Gov. Inslee declares drought emergency for nearly all of Washington
Gov. Jay Inslee announced Wednesday that he is declaring a statewide drought emergency for most of Washington state, excepting Tacoma, Seattle, and Everett metropolitan areas.
A drought emergency is typically triggered when the state’s water supply projects below 75% of average, with “risk of undue hardship to water users and uses.”
By declaring an emergency, the Washington Department of Ecology will be able to expedite processing for emergency drought permits, as well as temporary transfers of water rights, funding assistance for public entities, and more.
Washington’s main efforts will be focused on providing aid to the agricultural industry, protecting public water supplies, and preserving fish populations. Outside of that, the state’s authority to explicitly restrict the use of water at the local level is limited in comparison to other states, with more of a focus on “a range of regulatory, coordination, and support roles.”
“The state may restrict the water use of local governments only insofar as it is necessary to protect the seniority of other water rights or to stop the waste of water,” the state’s drought contingency plan reads. “Thus, Washington can be distinguished from California and other states in which water resource regulators have required cities to reduce their water demand by certain percentages.”

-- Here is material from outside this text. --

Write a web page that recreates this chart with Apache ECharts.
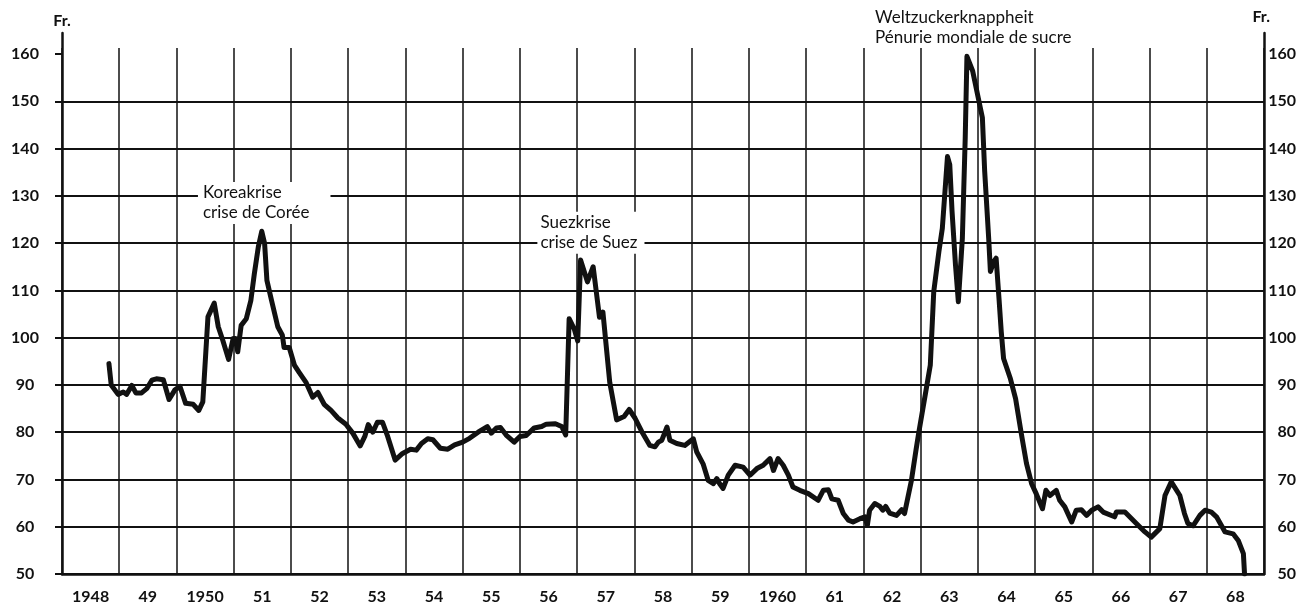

“Washington State has municipal water efficiency standards, but these standards apply uniformly to municipal water supplies, irrespective of drought periods,” it continues.
This comes during a period of significant dry weather, sparking wildfires across the state. That’s played out in Seattle in the form of 29 straight days without rain, now over halfway to the city’s previous record of 55 days set in 2017.
During a Wednesday press conference, Gov. Inslee expressed concerns over the role climate change has played in the state’s drought conditions.